The essential ingredients in pho across the country don’t change all that much. They include piping hot water, with spices mixed into it to create a soup broth, noodles, onions, chicken or beef, and some local inclusions, depending on if you are eating the northern or southern pho.

As a long-time southerner, and Australian expat, my introduction to pho was built around the southern version. The base of spices is a hot soup that teases the nose on a hot street corner. The noodles and meat swim in the soup waiting for the last touch, your own input with lime, sauce and herbs added to complete your personal meal.

However, the southern version has one special ingredient that is arguably the best part that separates it from the northern pho, the green herbs. There is nothing more enjoyable than receiving a bucket of local green herbs and plants that you can add to the broth in your own way. Finally, add 'tuong den (hoisin sauce)' and chili to your pho, and you have a mixture of flavors that are world-class for less than two dollars.

Australian Ray Kuschert is putting veggies into his bowl of pho in a photo he provided Tuoi Tre News

Ray Kuschert puts veggies into his bowl of pho in a photo he provided Tuoi Tre News.

My personal favorite in Ho Chi Minh City is the iconic Pho Binh at 9 Ly Chinh Thang Street in District 3. This historic site has served their aromatic blend of southern-style pho for over 50 years. Every time you go there you have a choice of chicken or beef and receive the biggest bucket of green herbs. After you take a minute or two to add all your personal options to the bowl, the noodles and meat seem to be hidden by the masses of greenery packed in at the top of the bowl and it tastes delicious.

Strangely, another favorite pho experience comes, not in Vietnam, but in the suburbs of Sydney, Australia.
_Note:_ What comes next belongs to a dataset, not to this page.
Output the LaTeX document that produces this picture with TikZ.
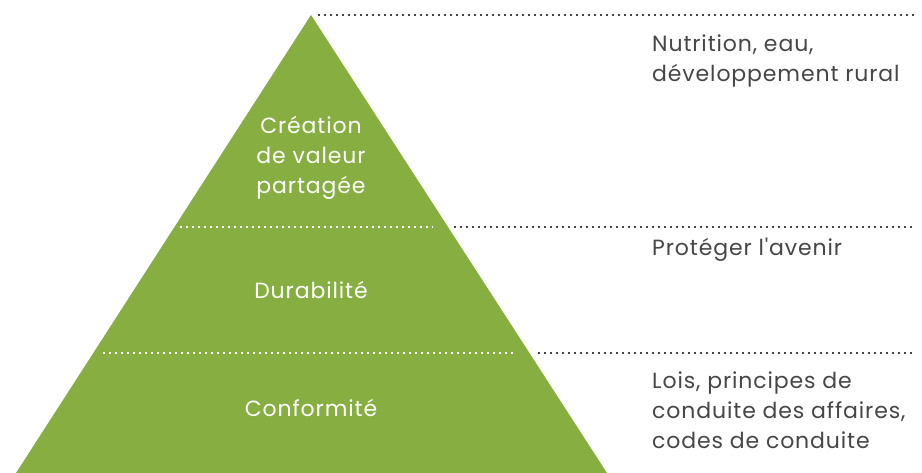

Parramatta is a large city on the fringe of Sydney. Near the train station is Pho Pasteur, taking the name of the famous pho restaurant here in Ho Chi Minh City, and they not only serve pho but a range of Vietnamese foods. On my visits back to Australia, I always make sure I visit the restaurant and enjoy a pretty good southern-style pho, with a little Australian influence. The cold winter nights are often warmer with a big hot bowl of pho to help me turn my mind to getting back to Vietnam and to the people I love and miss when I am away.

As a southerner, the 'Hanoi-style' pho is one that seems a little boring, but it does have its own special touch. The broth has a distinctly different flavor, being saltier and not as sweet, with a number of minor, yet significant, variations to the southern dish. There is also an egg, similar to a poached egg, that is sometimes heated in a separate dish of the boiling broth mixture and many people talk about the unique chili sauce that is often made in the restaurant. Another addition to the northern pho is the 'cheo quay,' a deep-fried bread stick that you soak in the broth as you eat. Some say it’s a little oily, but it definitely makes it into a full meal.

Avoiding the conflict of suggesting that northern pho is not actually pho, many southern Vietnamese often comment how the northern version actually uses a different type of noodles, being bigger than the southern noodles, in the traditional food. This brings a different texture to the dish and adds yet another level of originality to the local food. Is it better? Well, that will never be agreed upon in this country.

First experiencing pho in my home country of Australia, where many southern Vietnamese settled in the 1970s and 1980s, and having lived in Ho Chi Minh City for the best part of a decade, my absolute preference is the southern version of pho. I really value the taste variation of the herbs and endless green leaves that can be added to the dish. It really gives it a clean and fresh taste and I know it's about as healthy as you will get in any noodle dish worldwide.